Long considered the nations worst public housing authority, Chicago’s plans to eradicate its decrepit high-rise buildings were highlighted by the demolition of two of the nation’s most storied public housing developments. In 1996, the city began the demolition of the famed Cabrini Green housing projects after years of high crime conditions. Infamously known as the city’s most notorious housing project, at its peak, Cabrini Green housed more than 15,000 people.

One year later, the demolition began at the Robert Taylor homes. Composed of 24 16-story high-rises and a total of 4,415 units, the Robert Taylor Homes were once home to Mr. T, athletes Kirby Puckett and Maurice Cheeks, and the current governor of the state Massachusetts Deval Patrick. During its time, the Robert Taylor homes housed some of the poorest residents in the country.

Before you move on to our list, check out our Prisons and Projects series here.

Somerset Court, Baltimore MD

Baltimore began leveling many of its public housing projects after housing authority officials blamed years of high-crime on an aging housing stock, and cutbacks in funding from the federal government. In 1995, the city threw a parade when it demolished 6 structures in one day.

A 2007 Baltimore Citistat examination reported that the city, in a special arrangement with HUD, got to keep operating subsidies for every public housing unit it abandoned or demolished since 2005. In 2007, Baltimore received $4 million for 3,201 homes that were demolished. As of 2010, the city leveled 21 of its public housing projects. Somerset Court, which first opened in 1943, was demolished after the development succumbed to the scourge of drugs.

Takser Housing Projects, Philadelphia PA

The Philadelphia Housing Authority is the 4th largest in the nation, and the largest landlord in the state of Pennsylvania. In 2004, the city demolished the Tasker Housing projects — a high-density, low-income housing development that once housed 1100 units. Located in the city’s Grays Ferry neighborhood, the Tasker homes, like many public housing projects around the nation, faced a healthy serving of urban blight and crime.

Magnolia Projects, New Orleans LA

In 2007, the New Orleans City Council voted 7-0 to demolish several of its infamous public housing plots, including the C.J. Peete, B.W. Cooper, Lafitte and St. Bernard developments, all of which were severely damaged after Hurricane Katrina.

Of those closed, the C.J. Peete housing development, more commonly known for its original name, the Magnolia Projects, were located in a part of Uptown New Orleans known as Central City. Rife with all the urban blight consistent with many poor areas and public housing developments, Magnolia’s murder rate consistently ranks the highest of all the city’s public housing developments, a startling fact considering that New Orleans itself frequently has one of the highest murder rates in the nation.

Techwood Homes, Atlanta GA

For decades, social commentators have called Atlanta’s impoverished public housing projects incubators for crime. Around the time the city began its revitalization efforts by demolishing its many subsidized residences, it was reported that one in five reported violent crimes in Atlanta took place in public housing projects.

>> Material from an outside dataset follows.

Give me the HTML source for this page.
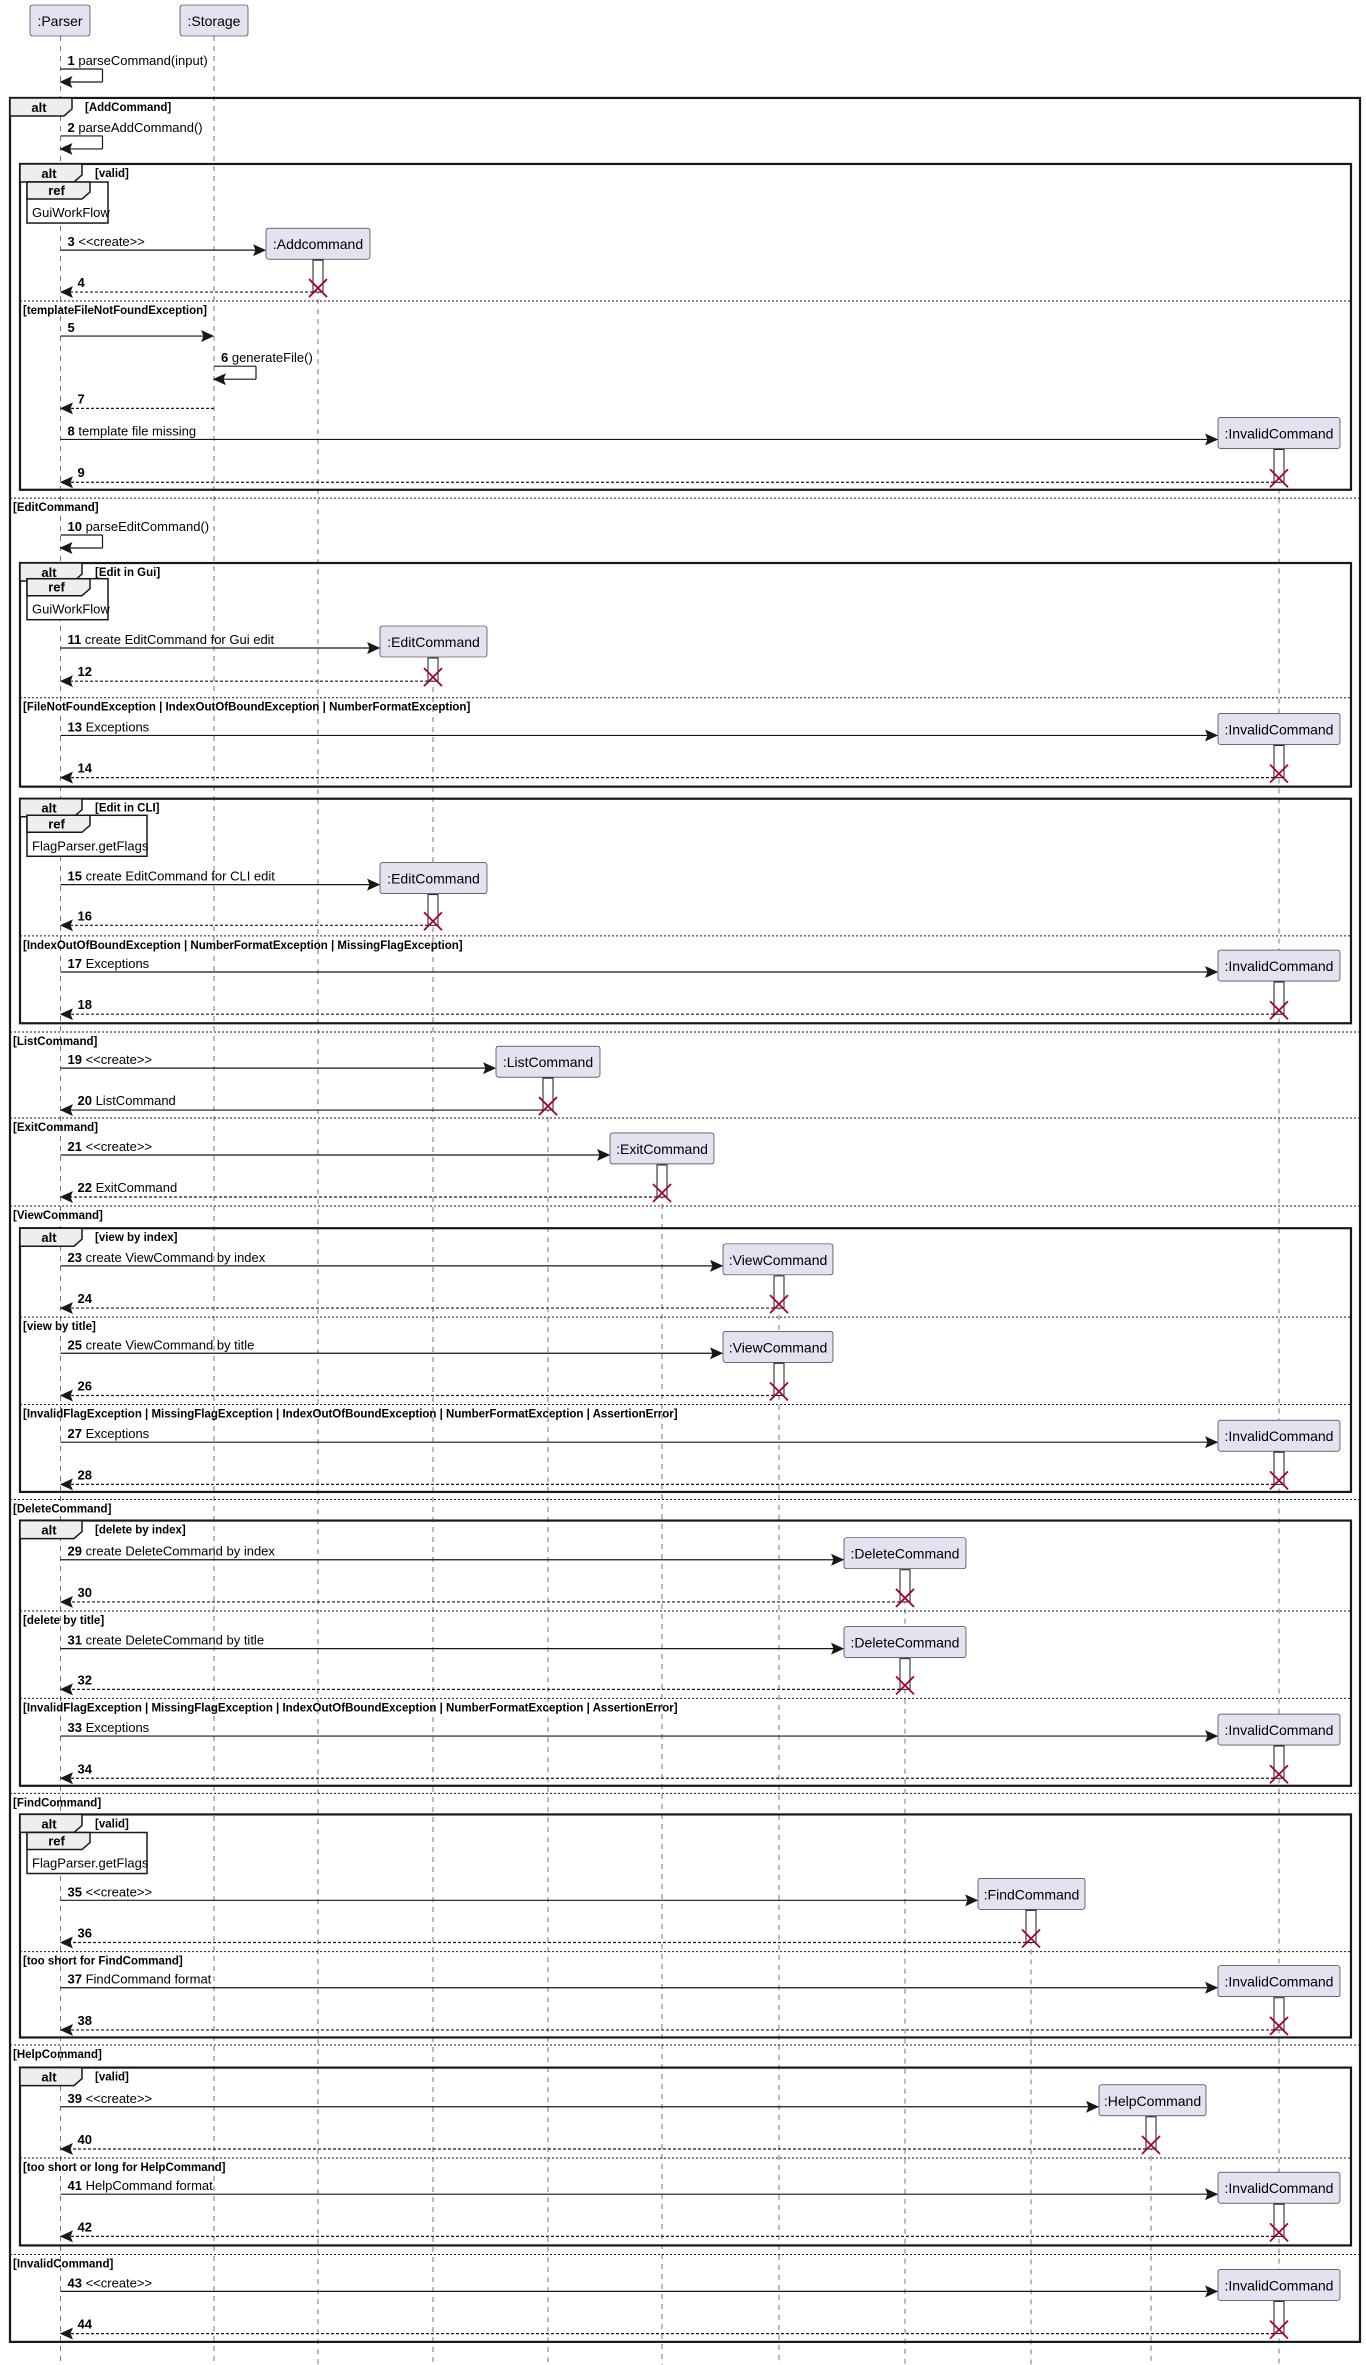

Created to eliminate slum-like conditions and house many of the city’s poor residents, Atlanta’s Techwood Homes were the first and oldest housing project built in the U.S., opening in 1936. By the 90s, the violent crime rate at the Techwood Homes stood at 37 times the national average. As a result of Hope VI efforts, the homes were demolished prior to the 1996 Olympic games.

Prospect Plaza, Brooklyn NY

New York City has been one of the slowest municipalities to demolish its public housing projects. Citywide there are 337 developments with more than 178,000 apartments. And yet, the New York City Housing Authority has demolished only one high-rise structure in its 75 year history when in 2005 it tore down one of the four towers that made up Prospect Plaza, a 12- to 15-story development in Brownsville, Brooklyn to make way for a new community center, shops and additional housing. In 2010, the city announced its plan to demolish the remaining three structures that comprised Prospect Plaza.